Réaliser un film sur pellicule est plus difficile : en cours de tournage, on ne peut voir que le cadre, la composition, la mise au point. Sur le moniteur, on ne voit guère que de la neige. Donc, nous ne découvrons l’image qu’après, et nous travaillons dans une forme de brouillard.

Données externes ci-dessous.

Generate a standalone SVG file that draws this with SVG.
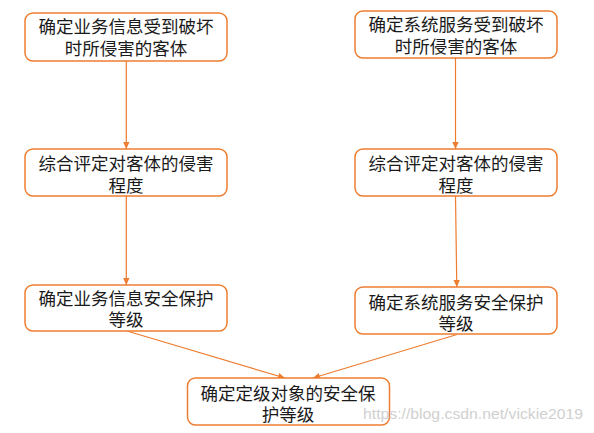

Dans Only the River flows, tout en effet se brouille, à l’image d’une société pleine de contradictions où l’individu et le collectif, le passé en décrépitude et l’avenir incertain, la volonté de comprendre et l’impossibilité de maîtriser le destin ne cessent de se heurter pour créer un vertige grandissant. Une cape, une moustache, une veste, un ordre du mérite jamais retrouvé, un puzzle miraculeusement terminé, suffisent à troubler notre compréhension de la temporalité et de la réalité. 

On aura compris que le film suscite une sensation de Déjà-vu par ses choix thématiques et esthétiques. Dans sa résolution à rester à la surface des choses, il déjoue les attentes de profondeur politique et sociale, de densité psychologique ou d’intrigues retorses. Il n’empêche que s’en dégage, grâce au jeu retenu de son acteur principal et à sa mise en scène très soignée, un vrai charme nostalgique et ténébreux. Quant aux trois regards d’enfants qui le scandent, ils créent une sensation de vague effroi dont on ne se défait pas aisément. 

Sortie le 10 juillet 2024

Couleur, pellicule 16 mm, 101 minutes.